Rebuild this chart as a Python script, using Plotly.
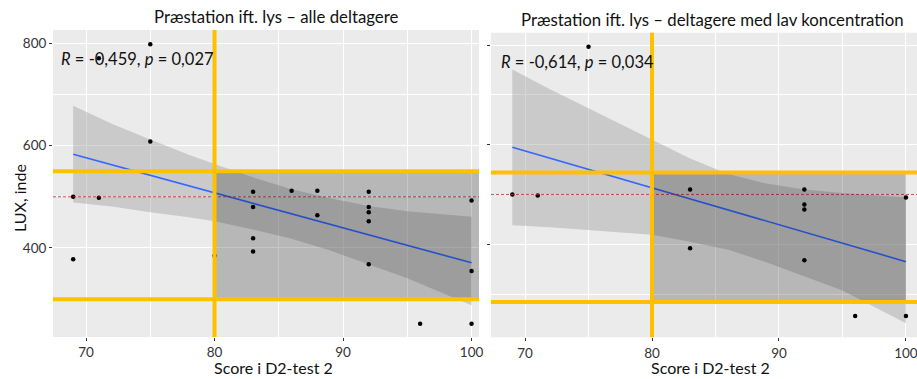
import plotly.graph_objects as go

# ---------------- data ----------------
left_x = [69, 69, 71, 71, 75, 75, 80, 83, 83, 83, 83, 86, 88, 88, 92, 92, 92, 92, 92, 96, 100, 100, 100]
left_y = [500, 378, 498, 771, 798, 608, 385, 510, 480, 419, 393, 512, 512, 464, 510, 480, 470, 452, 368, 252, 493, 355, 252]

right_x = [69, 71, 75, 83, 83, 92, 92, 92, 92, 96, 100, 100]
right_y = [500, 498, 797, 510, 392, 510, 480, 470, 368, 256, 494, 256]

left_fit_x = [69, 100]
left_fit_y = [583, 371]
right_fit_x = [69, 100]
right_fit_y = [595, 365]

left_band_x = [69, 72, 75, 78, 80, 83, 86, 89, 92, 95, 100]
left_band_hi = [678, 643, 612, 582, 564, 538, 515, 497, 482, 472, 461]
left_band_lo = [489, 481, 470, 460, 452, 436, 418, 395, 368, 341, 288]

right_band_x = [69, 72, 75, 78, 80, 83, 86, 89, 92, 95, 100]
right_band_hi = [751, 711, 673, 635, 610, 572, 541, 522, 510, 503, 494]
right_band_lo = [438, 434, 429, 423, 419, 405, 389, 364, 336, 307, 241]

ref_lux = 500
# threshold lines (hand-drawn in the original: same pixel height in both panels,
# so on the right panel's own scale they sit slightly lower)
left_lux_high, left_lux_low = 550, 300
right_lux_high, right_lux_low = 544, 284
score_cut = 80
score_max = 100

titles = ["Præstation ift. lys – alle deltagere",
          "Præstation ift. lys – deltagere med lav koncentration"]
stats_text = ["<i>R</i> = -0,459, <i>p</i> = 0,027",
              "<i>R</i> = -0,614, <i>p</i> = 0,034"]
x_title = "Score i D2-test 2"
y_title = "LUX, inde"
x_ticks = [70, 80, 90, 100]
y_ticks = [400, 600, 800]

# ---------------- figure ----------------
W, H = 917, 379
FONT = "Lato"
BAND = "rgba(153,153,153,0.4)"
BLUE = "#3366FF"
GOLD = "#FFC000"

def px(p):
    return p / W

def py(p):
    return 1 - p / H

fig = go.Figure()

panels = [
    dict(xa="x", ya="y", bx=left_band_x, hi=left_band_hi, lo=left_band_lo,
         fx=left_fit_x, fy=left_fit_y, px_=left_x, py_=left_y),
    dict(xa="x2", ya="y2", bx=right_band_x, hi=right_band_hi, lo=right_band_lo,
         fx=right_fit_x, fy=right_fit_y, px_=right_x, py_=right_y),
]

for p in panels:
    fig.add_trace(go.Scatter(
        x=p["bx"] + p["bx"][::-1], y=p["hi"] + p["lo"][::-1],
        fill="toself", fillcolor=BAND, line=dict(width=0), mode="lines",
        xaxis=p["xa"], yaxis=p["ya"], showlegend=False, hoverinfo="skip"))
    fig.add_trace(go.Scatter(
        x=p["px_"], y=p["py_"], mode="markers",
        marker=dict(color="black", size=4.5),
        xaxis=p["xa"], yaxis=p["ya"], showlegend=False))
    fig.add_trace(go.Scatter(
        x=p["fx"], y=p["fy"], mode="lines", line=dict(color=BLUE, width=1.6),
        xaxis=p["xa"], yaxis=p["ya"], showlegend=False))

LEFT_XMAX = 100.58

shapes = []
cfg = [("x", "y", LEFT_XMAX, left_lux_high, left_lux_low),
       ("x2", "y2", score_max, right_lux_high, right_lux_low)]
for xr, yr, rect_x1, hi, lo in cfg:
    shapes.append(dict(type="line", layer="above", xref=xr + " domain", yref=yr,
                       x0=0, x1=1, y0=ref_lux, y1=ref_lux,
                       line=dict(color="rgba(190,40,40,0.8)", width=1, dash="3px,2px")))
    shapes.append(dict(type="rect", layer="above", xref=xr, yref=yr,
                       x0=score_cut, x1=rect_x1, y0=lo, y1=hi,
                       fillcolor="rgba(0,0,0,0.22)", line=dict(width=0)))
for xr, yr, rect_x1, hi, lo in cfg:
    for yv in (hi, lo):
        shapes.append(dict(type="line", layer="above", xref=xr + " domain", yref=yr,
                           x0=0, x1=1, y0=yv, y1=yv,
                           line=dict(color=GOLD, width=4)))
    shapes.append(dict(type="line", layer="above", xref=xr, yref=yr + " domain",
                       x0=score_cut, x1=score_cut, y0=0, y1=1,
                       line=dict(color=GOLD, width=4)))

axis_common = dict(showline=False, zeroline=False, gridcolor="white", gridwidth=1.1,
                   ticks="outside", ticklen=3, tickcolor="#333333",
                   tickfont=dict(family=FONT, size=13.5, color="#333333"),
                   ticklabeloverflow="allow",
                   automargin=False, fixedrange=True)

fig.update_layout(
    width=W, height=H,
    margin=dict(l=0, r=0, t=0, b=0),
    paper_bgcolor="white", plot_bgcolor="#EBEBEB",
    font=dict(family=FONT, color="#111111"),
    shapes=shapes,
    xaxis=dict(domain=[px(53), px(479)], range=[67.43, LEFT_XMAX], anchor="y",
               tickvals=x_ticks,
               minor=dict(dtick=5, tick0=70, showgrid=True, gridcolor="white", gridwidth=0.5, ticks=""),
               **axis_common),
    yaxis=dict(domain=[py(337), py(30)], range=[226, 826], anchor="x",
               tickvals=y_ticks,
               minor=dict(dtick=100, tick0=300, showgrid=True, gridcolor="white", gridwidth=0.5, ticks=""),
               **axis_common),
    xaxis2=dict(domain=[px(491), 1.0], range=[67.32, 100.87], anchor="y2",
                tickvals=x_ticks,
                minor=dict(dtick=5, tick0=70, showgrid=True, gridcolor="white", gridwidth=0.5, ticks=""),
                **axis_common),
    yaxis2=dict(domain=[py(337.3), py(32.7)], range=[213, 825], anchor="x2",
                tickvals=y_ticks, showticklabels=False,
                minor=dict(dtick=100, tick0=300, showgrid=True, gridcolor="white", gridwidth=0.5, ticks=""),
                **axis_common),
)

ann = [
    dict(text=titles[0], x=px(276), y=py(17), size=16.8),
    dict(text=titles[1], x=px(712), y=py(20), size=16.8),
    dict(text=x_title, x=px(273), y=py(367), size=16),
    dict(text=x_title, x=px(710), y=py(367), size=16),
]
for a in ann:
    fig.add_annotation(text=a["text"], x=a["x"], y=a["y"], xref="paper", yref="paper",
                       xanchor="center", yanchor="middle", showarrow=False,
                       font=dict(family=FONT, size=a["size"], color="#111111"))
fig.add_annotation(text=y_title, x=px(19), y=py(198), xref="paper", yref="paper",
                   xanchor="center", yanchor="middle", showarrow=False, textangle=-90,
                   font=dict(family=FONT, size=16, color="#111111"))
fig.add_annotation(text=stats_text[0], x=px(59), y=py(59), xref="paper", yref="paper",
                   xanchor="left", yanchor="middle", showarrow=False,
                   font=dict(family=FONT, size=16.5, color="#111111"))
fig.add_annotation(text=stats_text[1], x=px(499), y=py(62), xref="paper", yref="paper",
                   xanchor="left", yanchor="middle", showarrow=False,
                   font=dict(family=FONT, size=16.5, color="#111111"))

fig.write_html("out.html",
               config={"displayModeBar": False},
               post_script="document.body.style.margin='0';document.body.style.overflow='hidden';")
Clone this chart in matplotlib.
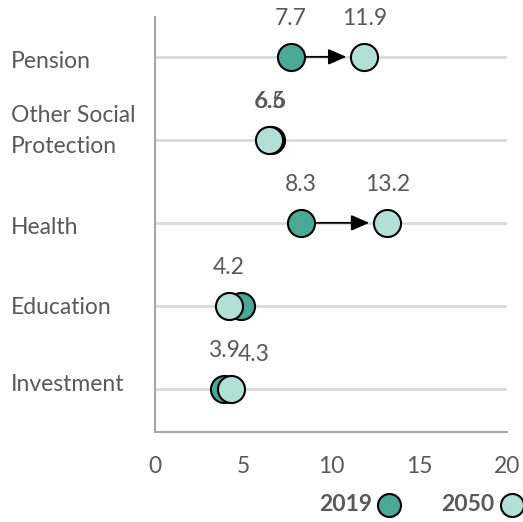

::::

§ What is asked: Give the entries again without a single change, but with no pictures.

§ Final result:
Rebuild this chart as a Python script, using Plotly.
import plotly.graph_objects as go

# ---------------- data ----------------
left_x = [69, 69, 71, 71, 75, 75, 80, 83, 83, 83, 83, 86, 88, 88, 92, 92, 92, 92, 92, 96, 100, 100, 100]
left_y = [500, 378, 498, 771, 798, 608, 385, 510, 480, 419, 393, 512, 512, 464, 510, 480, 470, 452, 368, 252, 493, 355, 252]

right_x = [69, 71, 75, 83, 83, 92, 92, 92, 92, 96, 100, 100]
right_y = [500, 498, 797, 510, 392, 510, 480, 470, 368, 256, 494, 256]

left_fit_x = [69, 100]
left_fit_y = [583, 371]
right_fit_x = [69, 100]
right_fit_y = [595, 365]

left_band_x = [69, 72, 75, 78, 80, 83, 86, 89, 92, 95, 100]
left_band_hi = [678, 643, 612, 582, 564, 538, 515, 497, 482, 472, 461]
left_band_lo = [489, 481, 470, 460, 452, 436, 418, 395, 368, 341, 288]

right_band_x = [69, 72, 75, 78, 80, 83, 86, 89, 92, 95, 100]
right_band_hi = [751, 711, 673, 635, 610, 572, 541, 522, 510, 503, 494]
right_band_lo = [438, 434, 429, 423, 419, 405, 389, 364, 336, 307, 241]

ref_lux = 500
# threshold lines (hand-drawn in the original: same pixel height in both panels,
# so on the right panel's own scale they sit slightly lower)
left_lux_high, left_lux_low = 550, 300
right_lux_high, right_lux_low = 544, 284
score_cut = 80
score_max = 100

titles = ["Præstation ift. lys – alle deltagere",
          "Præstation ift. lys – deltagere med lav koncentration"]
stats_text = ["<i>R</i> = -0,459, <i>p</i> = 0,027",
              "<i>R</i> = -0,614, <i>p</i> = 0,034"]
x_title = "Score i D2-test 2"
y_title = "LUX, inde"
x_ticks = [70, 80, 90, 100]
y_ticks = [400, 600, 800]

# ---------------- figure ----------------
W, H = 917, 379
FONT = "Lato"
BAND = "rgba(153,153,153,0.4)"
BLUE = "#3366FF"
GOLD = "#FFC000"

def px(p):
    return p / W

def py(p):
    return 1 - p / H

fig = go.Figure()

panels = [
    dict(xa="x", ya="y", bx=left_band_x, hi=left_band_hi, lo=left_band_lo,
         fx=left_fit_x, fy=left_fit_y, px_=left_x, py_=left_y),
    dict(xa="x2", ya="y2", bx=right_band_x, hi=right_band_hi, lo=right_band_lo,
         fx=right_fit_x, fy=right_fit_y, px_=right_x, py_=right_y),
]

for p in panels:
    fig.add_trace(go.Scatter(
        x=p["bx"] + p["bx"][::-1], y=p["hi"] + p["lo"][::-1],
        fill="toself", fillcolor=BAND, line=dict(width=0), mode="lines",
        xaxis=p["xa"], yaxis=p["ya"], showlegend=False, hoverinfo="skip"))
    fig.add_trace(go.Scatter(
        x=p["px_"], y=p["py_"], mode="markers",
        marker=dict(color="black", size=4.5),
        xaxis=p["xa"], yaxis=p["ya"], showlegend=False))
    fig.add_trace(go.Scatter(
        x=p["fx"], y=p["fy"], mode="lines", line=dict(color=BLUE, width=1.6),
        xaxis=p["xa"], yaxis=p["ya"], showlegend=False))

LEFT_XMAX = 100.58

shapes = []
cfg = [("x", "y", LEFT_XMAX, left_lux_high, left_lux_low),
       ("x2", "y2", score_max, right_lux_high, right_lux_low)]
for xr, yr, rect_x1, hi, lo in cfg:
    shapes.append(dict(type="line", layer="above", xref=xr + " domain", yref=yr,
                       x0=0, x1=1, y0=ref_lux, y1=ref_lux,
                       line=dict(color="rgba(190,40,40,0.8)", width=1, dash="3px,2px")))
    shapes.append(dict(type="rect", layer="above", xref=xr, yref=yr,
                       x0=score_cut, x1=rect_x1, y0=lo, y1=hi,
                       fillcolor="rgba(0,0,0,0.22)", line=dict(width=0)))
for xr, yr, rect_x1, hi, lo in cfg:
    for yv in (hi, lo):
        shapes.append(dict(type="line", layer="above", xref=xr + " domain", yref=yr,
                           x0=0, x1=1, y0=yv, y1=yv,
                           line=dict(color=GOLD, width=4)))
    shapes.append(dict(type="line", layer="above", xref=xr, yref=yr + " domain",
                       x0=score_cut, x1=score_cut, y0=0, y1=1,
                       line=dict(color=GOLD, width=4)))

axis_common = dict(showline=False, zeroline=False, gridcolor="white", gridwidth=1.1,
                   ticks="outside", ticklen=3, tickcolor="#333333",
                   tickfont=dict(family=FONT, size=13.5, color="#333333"),
                   ticklabeloverflow="allow",
                   automargin=False, fixedrange=True)

fig.update_layout(
    width=W, height=H,
    margin=dict(l=0, r=0, t=0, b=0),
    paper_bgcolor="white", plot_bgcolor="#EBEBEB",
    font=dict(family=FONT, color="#111111"),
    shapes=shapes,
    xaxis=dict(domain=[px(53), px(479)], range=[67.43, LEFT_XMAX], anchor="y",
               tickvals=x_ticks,
               minor=dict(dtick=5, tick0=70, showgrid=True, gridcolor="white", gridwidth=0.5, ticks=""),
               **axis_common),
    yaxis=dict(domain=[py(337), py(30)], range=[226, 826], anchor="x",
               tickvals=y_ticks,
               minor=dict(dtick=100, tick0=300, showgrid=True, gridcolor="white", gridwidth=0.5, ticks=""),
               **axis_common),
    xaxis2=dict(domain=[px(491), 1.0], range=[67.32, 100.87], anchor="y2",
                tickvals=x_ticks,
                minor=dict(dtick=5, tick0=70, showgrid=True, gridcolor="white", gridwidth=0.5, ticks=""),
                **axis_common),
    yaxis2=dict(domain=[py(337.3), py(32.7)], range=[213, 825], anchor="x2",
                tickvals=y_ticks, showticklabels=False,
                minor=dict(dtick=100, tick0=300, showgrid=True, gridcolor="white", gridwidth=0.5, ticks=""),
                **axis_common),
)

ann = [
    dict(text=titles[0], x=px(276), y=py(17), size=16.8),
    dict(text=titles[1], x=px(712), y=py(20), size=16.8),
    dict(text=x_title, x=px(273), y=py(367), size=16),
    dict(text=x_title, x=px(710), y=py(367), size=16),
]
for a in ann:
    fig.add_annotation(text=a["text"], x=a["x"], y=a["y"], xref="paper", yref="paper",
                       xanchor="center", yanchor="middle", showarrow=False,
                       font=dict(family=FONT, size=a["size"], color="#111111"))
fig.add_annotation(text=y_title, x=px(19), y=py(198), xref="paper", yref="paper",
                   xanchor="center", yanchor="middle", showarrow=False, textangle=-90,
                   font=dict(family=FONT, size=16, color="#111111"))
fig.add_annotation(text=stats_text[0], x=px(59), y=py(59), xref="paper", yref="paper",
                   xanchor="left", yanchor="middle", showarrow=False,
                   font=dict(family=FONT, size=16.5, color="#111111"))
fig.add_annotation(text=stats_text[1], x=px(499), y=py(62), xref="paper", yref="paper",
                   xanchor="left", yanchor="middle", showarrow=False,
                   font=dict(family=FONT, size=16.5, color="#111111"))

fig.write_html("out.html",
               config={"displayModeBar": False},
               post_script="document.body.style.margin='0';document.body.style.overflow='hidden';")
Clone this chart in matplotlib.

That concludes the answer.